(YOUR TASK):
Start at the line containing "Clone this diagram in TikZ." and stop at the line containing "(leg) at (1399,99)"; copy those lines exactly, both ends included, and no others.

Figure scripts
————

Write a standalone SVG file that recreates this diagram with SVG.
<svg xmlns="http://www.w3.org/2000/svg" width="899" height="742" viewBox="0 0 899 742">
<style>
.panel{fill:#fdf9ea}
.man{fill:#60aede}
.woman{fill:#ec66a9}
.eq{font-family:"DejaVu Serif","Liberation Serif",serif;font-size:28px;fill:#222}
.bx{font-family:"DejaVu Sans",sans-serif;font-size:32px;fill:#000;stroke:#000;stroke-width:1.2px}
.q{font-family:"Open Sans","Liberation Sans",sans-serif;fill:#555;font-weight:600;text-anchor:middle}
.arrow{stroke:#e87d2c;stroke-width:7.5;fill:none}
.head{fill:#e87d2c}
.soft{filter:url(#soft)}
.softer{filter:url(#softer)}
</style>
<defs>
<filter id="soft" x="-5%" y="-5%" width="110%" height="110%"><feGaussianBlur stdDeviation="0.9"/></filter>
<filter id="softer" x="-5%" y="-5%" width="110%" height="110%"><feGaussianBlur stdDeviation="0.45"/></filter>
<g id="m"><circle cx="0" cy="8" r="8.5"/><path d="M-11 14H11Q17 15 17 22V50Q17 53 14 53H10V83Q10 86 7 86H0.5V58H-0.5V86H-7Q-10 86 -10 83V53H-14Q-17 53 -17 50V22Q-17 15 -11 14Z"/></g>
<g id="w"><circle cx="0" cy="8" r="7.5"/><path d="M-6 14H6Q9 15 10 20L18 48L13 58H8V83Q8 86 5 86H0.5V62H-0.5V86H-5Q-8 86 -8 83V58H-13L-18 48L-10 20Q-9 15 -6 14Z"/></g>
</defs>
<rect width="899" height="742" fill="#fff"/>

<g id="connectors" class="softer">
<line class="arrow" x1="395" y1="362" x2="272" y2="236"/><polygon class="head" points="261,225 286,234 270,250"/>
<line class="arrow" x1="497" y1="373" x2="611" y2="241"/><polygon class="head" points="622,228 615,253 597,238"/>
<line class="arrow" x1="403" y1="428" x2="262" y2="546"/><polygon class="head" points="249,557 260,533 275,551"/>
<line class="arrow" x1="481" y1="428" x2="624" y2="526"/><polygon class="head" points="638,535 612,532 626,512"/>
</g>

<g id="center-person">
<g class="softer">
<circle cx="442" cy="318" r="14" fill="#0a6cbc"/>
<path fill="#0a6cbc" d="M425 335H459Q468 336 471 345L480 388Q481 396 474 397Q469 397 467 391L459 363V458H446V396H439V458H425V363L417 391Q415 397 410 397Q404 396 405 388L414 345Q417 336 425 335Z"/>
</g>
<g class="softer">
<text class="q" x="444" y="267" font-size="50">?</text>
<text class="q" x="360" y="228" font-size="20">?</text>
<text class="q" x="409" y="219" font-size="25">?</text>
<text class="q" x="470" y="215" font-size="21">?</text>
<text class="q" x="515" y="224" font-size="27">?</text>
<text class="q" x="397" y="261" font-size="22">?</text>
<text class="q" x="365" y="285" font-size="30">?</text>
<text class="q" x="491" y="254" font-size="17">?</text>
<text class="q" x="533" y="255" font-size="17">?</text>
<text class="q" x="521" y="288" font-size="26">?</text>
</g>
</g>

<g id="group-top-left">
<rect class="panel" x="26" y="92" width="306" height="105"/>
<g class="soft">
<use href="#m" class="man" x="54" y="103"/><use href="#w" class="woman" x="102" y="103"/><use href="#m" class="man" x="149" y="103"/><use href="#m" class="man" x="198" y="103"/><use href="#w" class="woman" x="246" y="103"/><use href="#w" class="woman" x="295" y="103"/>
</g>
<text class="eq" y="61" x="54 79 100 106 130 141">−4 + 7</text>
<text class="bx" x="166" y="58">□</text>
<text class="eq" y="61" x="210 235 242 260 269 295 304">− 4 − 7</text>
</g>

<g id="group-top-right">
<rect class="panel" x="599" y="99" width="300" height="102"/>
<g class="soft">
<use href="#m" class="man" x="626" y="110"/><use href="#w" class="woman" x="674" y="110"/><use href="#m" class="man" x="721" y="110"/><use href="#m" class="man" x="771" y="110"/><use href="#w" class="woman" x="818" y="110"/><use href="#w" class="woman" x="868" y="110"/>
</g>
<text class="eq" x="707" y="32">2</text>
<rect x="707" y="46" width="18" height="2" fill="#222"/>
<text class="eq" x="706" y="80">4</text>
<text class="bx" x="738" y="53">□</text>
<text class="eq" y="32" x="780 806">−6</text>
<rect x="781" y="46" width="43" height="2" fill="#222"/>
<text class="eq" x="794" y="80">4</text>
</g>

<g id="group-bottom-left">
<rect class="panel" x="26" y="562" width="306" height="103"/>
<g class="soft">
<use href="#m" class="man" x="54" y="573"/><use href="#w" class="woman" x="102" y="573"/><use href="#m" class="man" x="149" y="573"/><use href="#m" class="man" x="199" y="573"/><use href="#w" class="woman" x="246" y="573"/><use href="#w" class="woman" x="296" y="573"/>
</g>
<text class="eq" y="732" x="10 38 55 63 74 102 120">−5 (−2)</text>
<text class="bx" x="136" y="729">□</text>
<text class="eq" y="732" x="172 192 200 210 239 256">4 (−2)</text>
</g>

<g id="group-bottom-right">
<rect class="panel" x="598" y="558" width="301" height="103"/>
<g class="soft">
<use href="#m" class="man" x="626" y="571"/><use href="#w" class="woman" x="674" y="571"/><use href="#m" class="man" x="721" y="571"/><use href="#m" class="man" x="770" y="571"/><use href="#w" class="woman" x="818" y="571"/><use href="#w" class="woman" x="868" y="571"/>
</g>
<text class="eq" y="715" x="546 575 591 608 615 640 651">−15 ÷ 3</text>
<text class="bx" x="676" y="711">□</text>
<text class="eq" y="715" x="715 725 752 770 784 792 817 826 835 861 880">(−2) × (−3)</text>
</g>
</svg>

————

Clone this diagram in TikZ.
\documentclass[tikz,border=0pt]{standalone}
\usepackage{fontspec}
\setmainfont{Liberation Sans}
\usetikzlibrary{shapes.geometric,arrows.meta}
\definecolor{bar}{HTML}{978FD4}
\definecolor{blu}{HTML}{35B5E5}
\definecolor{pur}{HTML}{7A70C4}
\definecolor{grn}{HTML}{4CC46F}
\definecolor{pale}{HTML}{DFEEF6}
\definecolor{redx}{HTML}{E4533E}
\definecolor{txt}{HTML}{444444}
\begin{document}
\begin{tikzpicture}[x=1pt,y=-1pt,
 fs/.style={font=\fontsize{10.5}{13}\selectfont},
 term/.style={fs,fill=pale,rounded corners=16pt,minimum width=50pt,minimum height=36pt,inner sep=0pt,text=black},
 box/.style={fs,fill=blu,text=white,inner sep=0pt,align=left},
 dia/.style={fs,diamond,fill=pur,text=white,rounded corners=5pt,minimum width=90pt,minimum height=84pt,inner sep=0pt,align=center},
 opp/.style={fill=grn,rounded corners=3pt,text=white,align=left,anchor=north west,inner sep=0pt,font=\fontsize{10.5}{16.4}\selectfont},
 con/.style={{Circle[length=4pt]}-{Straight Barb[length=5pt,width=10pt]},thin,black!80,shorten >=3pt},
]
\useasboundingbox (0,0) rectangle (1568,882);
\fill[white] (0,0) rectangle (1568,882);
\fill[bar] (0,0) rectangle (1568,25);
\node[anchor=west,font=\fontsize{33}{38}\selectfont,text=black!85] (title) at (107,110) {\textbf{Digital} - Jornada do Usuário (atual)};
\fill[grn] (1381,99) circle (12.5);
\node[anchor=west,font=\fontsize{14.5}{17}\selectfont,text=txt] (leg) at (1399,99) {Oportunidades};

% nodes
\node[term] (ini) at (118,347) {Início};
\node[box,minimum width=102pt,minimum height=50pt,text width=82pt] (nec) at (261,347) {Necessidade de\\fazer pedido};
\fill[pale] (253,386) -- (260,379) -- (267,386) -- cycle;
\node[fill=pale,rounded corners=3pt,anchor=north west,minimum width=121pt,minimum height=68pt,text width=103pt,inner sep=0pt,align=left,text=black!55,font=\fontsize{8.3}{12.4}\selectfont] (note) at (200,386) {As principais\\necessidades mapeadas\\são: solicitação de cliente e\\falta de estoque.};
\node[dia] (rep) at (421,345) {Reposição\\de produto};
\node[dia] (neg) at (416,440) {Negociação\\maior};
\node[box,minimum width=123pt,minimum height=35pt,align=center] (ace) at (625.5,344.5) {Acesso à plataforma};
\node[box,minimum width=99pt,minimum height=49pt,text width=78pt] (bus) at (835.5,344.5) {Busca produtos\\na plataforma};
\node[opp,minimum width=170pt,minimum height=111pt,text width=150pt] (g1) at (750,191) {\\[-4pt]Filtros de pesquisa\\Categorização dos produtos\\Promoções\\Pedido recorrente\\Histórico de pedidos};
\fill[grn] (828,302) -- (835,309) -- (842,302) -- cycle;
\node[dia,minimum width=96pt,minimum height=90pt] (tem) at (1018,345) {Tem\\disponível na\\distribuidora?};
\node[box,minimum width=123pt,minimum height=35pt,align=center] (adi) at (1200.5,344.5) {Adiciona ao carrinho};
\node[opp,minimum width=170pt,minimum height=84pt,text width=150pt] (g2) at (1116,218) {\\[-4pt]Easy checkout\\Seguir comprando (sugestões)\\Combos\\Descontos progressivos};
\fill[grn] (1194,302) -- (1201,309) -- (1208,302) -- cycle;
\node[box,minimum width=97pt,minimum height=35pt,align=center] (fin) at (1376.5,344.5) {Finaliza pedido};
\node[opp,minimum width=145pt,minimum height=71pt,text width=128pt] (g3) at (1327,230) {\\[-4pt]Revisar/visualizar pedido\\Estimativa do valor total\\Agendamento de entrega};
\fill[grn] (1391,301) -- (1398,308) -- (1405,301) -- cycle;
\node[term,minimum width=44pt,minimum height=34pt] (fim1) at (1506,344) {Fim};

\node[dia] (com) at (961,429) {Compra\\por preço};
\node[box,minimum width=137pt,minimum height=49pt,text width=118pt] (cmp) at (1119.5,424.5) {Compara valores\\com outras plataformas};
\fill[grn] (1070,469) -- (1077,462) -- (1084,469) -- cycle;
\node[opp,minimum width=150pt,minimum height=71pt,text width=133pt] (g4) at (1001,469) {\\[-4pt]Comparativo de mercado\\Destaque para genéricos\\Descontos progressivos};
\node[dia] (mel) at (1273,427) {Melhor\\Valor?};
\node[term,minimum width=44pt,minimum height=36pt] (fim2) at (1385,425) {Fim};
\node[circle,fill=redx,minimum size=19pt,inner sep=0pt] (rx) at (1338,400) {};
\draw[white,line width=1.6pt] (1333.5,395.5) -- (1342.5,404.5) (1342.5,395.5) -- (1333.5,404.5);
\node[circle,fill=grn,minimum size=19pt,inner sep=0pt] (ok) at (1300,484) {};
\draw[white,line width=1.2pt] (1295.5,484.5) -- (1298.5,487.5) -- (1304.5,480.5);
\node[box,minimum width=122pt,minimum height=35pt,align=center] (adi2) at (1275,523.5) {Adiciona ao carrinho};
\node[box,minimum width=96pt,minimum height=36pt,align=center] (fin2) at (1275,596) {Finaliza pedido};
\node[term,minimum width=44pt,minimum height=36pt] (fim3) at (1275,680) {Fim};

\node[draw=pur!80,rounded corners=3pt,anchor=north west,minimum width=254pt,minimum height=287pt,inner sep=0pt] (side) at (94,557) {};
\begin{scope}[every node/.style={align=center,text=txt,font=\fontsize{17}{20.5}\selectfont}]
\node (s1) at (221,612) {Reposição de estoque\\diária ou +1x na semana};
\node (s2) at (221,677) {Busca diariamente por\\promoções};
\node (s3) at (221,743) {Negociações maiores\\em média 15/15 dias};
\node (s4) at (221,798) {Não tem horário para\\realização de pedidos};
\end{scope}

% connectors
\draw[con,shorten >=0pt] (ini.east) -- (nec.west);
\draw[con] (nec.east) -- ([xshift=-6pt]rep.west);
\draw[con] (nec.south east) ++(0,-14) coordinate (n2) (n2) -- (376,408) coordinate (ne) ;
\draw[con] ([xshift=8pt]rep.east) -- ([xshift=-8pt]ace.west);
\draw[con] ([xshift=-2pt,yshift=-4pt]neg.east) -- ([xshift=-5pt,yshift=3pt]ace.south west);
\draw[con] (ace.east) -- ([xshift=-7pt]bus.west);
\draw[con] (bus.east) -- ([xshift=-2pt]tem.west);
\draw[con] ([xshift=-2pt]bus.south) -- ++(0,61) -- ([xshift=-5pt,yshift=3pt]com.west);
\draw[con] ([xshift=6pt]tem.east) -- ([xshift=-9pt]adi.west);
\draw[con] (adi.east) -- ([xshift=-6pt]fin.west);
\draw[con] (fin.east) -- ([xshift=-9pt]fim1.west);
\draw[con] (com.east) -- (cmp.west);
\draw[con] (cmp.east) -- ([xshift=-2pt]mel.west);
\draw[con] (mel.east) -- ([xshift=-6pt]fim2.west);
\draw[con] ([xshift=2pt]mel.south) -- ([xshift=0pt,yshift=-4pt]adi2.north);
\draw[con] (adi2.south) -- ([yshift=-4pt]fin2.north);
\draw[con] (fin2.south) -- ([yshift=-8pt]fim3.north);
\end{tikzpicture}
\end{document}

————

(TASK SOLUTION):
Clone this diagram in TikZ.
\documentclass[tikz,border=0pt]{standalone}
\usepackage{fontspec}
\setmainfont{Liberation Sans}
\usetikzlibrary{shapes.geometric,arrows.meta}
\definecolor{bar}{HTML}{978FD4}
\definecolor{blu}{HTML}{35B5E5}
\definecolor{pur}{HTML}{7A70C4}
\definecolor{grn}{HTML}{4CC46F}
\definecolor{pale}{HTML}{DFEEF6}
\definecolor{redx}{HTML}{E4533E}
\definecolor{txt}{HTML}{444444}
\begin{document}
\begin{tikzpicture}[x=1pt,y=-1pt,
 fs/.style={font=\fontsize{10.5}{13}\selectfont},
 term/.style={fs,fill=pale,rounded corners=16pt,minimum width=50pt,minimum height=36pt,inner sep=0pt,text=black},
 box/.style={fs,fill=blu,text=white,inner sep=0pt,align=left},
 dia/.style={fs,diamond,fill=pur,text=white,rounded corners=5pt,minimum width=90pt,minimum height=84pt,inner sep=0pt,align=center},
 opp/.style={fill=grn,rounded corners=3pt,text=white,align=left,anchor=north west,inner sep=0pt,font=\fontsize{10.5}{16.4}\selectfont},
 con/.style={{Circle[length=4pt]}-{Straight Barb[length=5pt,width=10pt]},thin,black!80,shorten >=3pt},
]
\useasboundingbox (0,0) rectangle (1568,882);
\fill[white] (0,0) rectangle (1568,882);
\fill[bar] (0,0) rectangle (1568,25);
\node[anchor=west,font=\fontsize{33}{38}\selectfont,text=black!85] (title) at (107,110) {\textbf{Digital} - Jornada do Usuário (atual)};
\fill[grn] (1381,99) circle (12.5);
\node[anchor=west,font=\fontsize{14.5}{17}\selectfont,text=txt] (leg) at (1399,99) {Oportunidades};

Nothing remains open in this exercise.